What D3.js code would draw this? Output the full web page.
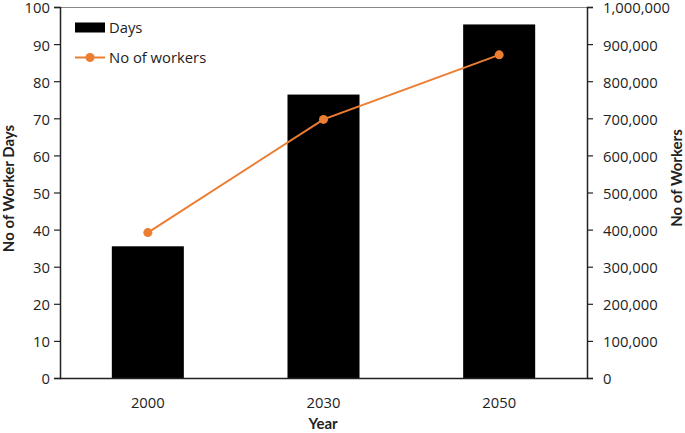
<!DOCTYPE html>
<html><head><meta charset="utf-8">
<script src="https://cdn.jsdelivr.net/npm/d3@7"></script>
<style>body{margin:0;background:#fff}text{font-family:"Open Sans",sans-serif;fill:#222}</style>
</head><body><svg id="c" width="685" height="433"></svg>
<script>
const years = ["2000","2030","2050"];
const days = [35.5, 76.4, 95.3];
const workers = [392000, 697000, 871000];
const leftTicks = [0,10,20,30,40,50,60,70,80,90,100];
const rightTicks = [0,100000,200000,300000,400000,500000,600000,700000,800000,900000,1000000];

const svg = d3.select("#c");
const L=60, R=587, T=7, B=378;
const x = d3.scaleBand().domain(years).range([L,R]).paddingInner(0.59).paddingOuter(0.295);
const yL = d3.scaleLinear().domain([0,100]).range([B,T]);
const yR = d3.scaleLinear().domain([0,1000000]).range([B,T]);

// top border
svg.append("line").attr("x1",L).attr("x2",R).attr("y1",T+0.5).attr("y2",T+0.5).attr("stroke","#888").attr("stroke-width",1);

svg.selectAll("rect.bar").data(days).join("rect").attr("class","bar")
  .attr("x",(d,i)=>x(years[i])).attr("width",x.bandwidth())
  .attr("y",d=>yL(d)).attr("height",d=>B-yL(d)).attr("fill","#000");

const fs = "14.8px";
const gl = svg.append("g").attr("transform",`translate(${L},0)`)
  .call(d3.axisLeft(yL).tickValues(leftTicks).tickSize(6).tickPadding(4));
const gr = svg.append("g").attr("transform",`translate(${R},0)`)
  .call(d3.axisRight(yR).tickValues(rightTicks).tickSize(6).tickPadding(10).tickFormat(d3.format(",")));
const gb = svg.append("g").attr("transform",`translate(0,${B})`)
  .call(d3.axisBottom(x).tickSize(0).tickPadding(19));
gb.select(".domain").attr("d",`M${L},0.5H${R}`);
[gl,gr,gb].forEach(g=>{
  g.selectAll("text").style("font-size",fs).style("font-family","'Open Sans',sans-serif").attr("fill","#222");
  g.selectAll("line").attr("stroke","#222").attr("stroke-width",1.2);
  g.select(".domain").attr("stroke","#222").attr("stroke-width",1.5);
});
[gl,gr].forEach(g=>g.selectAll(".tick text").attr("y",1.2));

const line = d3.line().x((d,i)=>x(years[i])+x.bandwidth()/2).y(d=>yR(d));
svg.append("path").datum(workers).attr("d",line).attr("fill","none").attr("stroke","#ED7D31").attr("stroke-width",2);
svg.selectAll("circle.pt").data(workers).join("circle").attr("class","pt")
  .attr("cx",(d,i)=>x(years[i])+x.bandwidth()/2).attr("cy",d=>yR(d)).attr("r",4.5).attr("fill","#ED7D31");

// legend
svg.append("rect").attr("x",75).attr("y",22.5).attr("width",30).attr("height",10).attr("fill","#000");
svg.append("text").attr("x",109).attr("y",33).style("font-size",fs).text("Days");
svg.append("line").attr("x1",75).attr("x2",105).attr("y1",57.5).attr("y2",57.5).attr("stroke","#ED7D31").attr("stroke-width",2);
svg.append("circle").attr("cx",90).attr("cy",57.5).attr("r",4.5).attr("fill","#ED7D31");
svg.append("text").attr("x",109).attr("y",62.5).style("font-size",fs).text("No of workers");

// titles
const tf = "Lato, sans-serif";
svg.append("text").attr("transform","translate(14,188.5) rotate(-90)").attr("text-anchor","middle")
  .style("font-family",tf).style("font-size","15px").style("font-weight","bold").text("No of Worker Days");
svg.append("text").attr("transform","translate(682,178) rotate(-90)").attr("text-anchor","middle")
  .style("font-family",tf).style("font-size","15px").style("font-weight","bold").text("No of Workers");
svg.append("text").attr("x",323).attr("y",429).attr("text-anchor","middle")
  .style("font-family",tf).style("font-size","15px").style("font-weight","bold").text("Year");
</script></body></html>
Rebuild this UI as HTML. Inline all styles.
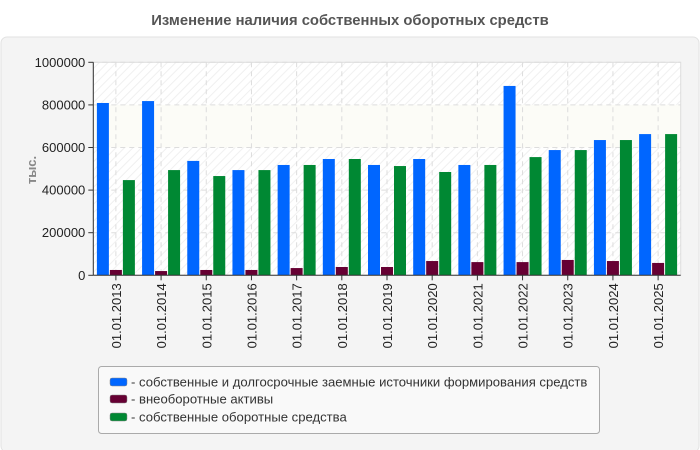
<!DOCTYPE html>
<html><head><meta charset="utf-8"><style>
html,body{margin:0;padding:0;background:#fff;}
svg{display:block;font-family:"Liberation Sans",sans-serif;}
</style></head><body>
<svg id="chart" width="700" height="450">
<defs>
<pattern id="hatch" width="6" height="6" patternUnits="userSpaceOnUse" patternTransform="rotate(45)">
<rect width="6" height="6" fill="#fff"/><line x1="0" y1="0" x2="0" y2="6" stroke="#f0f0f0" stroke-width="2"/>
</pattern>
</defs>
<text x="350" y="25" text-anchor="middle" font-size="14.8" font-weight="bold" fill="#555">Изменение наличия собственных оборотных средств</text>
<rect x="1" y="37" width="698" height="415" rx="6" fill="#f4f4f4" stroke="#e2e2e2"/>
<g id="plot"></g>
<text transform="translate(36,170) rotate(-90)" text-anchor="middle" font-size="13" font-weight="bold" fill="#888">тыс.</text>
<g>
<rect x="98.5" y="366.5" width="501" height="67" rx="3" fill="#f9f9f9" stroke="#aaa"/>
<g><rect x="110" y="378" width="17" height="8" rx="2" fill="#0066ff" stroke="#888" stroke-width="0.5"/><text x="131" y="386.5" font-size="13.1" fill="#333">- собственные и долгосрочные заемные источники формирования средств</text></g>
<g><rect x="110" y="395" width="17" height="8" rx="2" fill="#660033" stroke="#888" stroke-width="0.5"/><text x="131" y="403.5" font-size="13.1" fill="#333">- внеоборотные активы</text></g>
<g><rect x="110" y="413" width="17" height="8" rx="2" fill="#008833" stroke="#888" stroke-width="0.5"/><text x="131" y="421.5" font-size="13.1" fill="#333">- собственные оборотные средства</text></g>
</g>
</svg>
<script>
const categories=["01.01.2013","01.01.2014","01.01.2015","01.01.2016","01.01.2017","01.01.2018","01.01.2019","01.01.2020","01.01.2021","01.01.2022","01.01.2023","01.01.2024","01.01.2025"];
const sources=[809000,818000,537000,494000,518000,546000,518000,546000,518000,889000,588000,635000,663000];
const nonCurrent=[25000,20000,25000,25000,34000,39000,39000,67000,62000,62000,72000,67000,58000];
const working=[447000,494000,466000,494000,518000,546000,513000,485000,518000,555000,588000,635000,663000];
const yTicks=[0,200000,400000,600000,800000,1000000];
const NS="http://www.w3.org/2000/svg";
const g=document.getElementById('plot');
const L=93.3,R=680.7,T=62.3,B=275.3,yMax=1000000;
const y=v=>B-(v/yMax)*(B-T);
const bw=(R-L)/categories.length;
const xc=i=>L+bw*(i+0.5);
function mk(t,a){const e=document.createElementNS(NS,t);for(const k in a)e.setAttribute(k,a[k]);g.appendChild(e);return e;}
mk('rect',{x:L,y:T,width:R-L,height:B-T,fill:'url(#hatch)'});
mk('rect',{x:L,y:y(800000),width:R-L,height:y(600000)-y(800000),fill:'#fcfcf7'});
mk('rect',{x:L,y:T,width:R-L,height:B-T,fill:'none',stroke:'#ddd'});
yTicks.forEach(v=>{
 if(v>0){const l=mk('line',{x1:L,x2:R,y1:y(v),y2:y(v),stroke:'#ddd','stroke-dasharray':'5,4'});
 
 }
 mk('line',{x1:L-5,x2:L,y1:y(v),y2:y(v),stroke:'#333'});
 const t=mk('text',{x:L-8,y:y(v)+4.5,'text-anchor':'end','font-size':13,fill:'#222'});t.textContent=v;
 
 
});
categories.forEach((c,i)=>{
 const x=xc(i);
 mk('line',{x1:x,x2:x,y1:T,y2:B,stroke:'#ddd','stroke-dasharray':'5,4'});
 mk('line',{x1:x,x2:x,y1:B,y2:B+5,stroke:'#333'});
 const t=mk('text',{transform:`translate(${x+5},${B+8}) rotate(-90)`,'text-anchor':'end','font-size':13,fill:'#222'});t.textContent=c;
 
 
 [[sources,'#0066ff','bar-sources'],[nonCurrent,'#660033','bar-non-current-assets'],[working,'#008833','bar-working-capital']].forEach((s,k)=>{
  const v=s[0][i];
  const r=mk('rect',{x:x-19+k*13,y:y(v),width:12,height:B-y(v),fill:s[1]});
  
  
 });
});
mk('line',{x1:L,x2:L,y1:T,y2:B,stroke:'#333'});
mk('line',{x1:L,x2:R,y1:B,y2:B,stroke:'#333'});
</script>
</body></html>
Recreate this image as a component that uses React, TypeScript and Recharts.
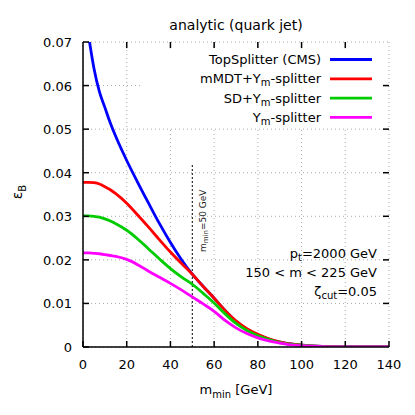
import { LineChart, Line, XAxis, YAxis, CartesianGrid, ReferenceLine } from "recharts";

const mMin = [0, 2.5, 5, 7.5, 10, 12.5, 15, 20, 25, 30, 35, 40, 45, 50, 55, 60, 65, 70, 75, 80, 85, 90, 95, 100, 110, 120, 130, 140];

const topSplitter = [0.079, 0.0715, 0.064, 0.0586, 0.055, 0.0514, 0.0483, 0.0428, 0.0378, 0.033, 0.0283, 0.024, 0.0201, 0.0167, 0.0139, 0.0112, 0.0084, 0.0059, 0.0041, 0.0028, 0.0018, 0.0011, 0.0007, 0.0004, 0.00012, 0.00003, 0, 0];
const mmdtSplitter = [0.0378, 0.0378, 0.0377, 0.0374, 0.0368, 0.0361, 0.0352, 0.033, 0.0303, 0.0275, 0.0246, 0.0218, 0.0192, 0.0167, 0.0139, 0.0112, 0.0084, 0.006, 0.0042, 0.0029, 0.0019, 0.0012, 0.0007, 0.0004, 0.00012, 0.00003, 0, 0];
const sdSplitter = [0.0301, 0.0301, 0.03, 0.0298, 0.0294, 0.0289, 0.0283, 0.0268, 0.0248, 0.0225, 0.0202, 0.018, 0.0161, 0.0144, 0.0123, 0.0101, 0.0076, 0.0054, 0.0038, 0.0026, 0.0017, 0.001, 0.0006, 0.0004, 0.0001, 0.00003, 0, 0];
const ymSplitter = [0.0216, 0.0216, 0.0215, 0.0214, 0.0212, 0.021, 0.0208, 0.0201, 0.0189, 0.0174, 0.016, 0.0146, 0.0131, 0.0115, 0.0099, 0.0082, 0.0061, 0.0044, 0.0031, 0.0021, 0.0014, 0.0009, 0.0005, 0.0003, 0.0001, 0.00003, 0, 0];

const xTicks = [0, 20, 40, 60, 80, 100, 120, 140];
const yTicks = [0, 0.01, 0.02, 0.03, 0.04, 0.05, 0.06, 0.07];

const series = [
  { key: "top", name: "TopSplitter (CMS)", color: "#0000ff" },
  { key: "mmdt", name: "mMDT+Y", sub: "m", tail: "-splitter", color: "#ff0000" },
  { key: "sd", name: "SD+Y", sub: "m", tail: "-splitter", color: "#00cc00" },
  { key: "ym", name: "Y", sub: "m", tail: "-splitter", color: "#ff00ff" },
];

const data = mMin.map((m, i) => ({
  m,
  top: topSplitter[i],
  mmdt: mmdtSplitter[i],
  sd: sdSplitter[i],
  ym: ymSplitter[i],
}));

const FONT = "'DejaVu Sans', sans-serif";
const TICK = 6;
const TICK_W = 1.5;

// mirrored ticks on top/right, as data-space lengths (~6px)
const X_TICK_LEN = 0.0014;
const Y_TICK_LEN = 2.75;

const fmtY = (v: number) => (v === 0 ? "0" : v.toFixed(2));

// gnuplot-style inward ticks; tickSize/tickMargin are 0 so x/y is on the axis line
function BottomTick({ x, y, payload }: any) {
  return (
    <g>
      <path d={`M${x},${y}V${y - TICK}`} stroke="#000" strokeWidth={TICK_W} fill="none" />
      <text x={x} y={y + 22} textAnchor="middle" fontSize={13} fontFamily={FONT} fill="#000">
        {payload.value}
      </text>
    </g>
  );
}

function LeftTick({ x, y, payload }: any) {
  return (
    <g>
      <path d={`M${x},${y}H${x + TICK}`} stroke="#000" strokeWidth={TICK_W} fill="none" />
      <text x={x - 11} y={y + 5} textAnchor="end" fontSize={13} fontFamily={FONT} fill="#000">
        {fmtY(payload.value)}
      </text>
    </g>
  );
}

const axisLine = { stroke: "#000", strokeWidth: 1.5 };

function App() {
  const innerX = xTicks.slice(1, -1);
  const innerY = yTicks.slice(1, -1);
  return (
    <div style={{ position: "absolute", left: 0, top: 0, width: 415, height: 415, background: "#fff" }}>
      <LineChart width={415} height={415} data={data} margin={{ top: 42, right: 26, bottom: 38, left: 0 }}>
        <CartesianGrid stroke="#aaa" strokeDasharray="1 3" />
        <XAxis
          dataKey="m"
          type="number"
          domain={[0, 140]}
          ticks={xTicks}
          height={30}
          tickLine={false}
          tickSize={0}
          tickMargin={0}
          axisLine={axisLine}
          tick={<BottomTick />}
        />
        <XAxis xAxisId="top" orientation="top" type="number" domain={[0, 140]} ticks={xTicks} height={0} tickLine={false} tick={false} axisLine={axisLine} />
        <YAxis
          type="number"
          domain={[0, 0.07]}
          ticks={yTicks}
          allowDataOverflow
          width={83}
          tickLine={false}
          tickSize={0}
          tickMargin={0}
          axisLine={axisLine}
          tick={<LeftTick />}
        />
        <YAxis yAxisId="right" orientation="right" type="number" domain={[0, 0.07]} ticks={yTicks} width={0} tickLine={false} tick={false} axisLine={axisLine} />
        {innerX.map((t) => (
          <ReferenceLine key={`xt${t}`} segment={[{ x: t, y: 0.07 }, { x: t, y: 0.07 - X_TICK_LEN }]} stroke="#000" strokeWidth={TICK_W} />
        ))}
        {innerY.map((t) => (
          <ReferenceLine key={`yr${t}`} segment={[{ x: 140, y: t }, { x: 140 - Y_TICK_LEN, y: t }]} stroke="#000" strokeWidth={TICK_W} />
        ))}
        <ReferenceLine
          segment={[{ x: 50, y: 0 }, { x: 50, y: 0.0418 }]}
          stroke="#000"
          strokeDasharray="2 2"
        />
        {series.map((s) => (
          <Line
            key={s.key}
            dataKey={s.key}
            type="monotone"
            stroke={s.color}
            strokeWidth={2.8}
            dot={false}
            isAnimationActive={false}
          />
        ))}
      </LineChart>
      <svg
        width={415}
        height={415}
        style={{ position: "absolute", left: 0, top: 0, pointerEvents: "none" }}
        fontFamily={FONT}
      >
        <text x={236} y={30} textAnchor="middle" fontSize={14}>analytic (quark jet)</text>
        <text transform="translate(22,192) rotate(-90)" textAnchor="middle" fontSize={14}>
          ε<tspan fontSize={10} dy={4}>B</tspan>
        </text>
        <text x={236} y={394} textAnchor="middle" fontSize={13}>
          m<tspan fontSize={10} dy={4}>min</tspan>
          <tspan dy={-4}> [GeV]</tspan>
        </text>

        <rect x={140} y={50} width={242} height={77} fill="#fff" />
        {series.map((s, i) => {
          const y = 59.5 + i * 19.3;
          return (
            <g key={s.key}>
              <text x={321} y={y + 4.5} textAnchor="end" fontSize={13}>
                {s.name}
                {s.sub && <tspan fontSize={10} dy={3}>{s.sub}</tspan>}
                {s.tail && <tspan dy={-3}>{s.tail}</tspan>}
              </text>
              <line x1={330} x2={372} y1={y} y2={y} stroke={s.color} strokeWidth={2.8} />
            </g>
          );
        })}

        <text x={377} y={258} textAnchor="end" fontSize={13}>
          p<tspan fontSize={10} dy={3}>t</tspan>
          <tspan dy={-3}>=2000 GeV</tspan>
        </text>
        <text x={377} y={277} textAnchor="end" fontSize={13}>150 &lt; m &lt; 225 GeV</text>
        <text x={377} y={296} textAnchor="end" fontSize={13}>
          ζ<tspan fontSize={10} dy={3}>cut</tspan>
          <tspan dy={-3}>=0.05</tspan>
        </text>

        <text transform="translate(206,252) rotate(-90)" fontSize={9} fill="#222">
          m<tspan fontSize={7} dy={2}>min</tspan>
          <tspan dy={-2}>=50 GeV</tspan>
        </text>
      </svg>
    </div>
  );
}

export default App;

*EXERCISE DESCRIPTION:* Beginning at the line above that contains "Recreate this image", repeat each line exactly through the one that contains "YAxis, CartesianGrid, ReferenceLine", and leave out the pictures.

*ANSWER TO THIS TASK:*
Recreate this image as a component that uses React, TypeScript and Recharts.
import { LineChart, Line, XAxis, YAxis, CartesianGrid, ReferenceLine } from "recharts";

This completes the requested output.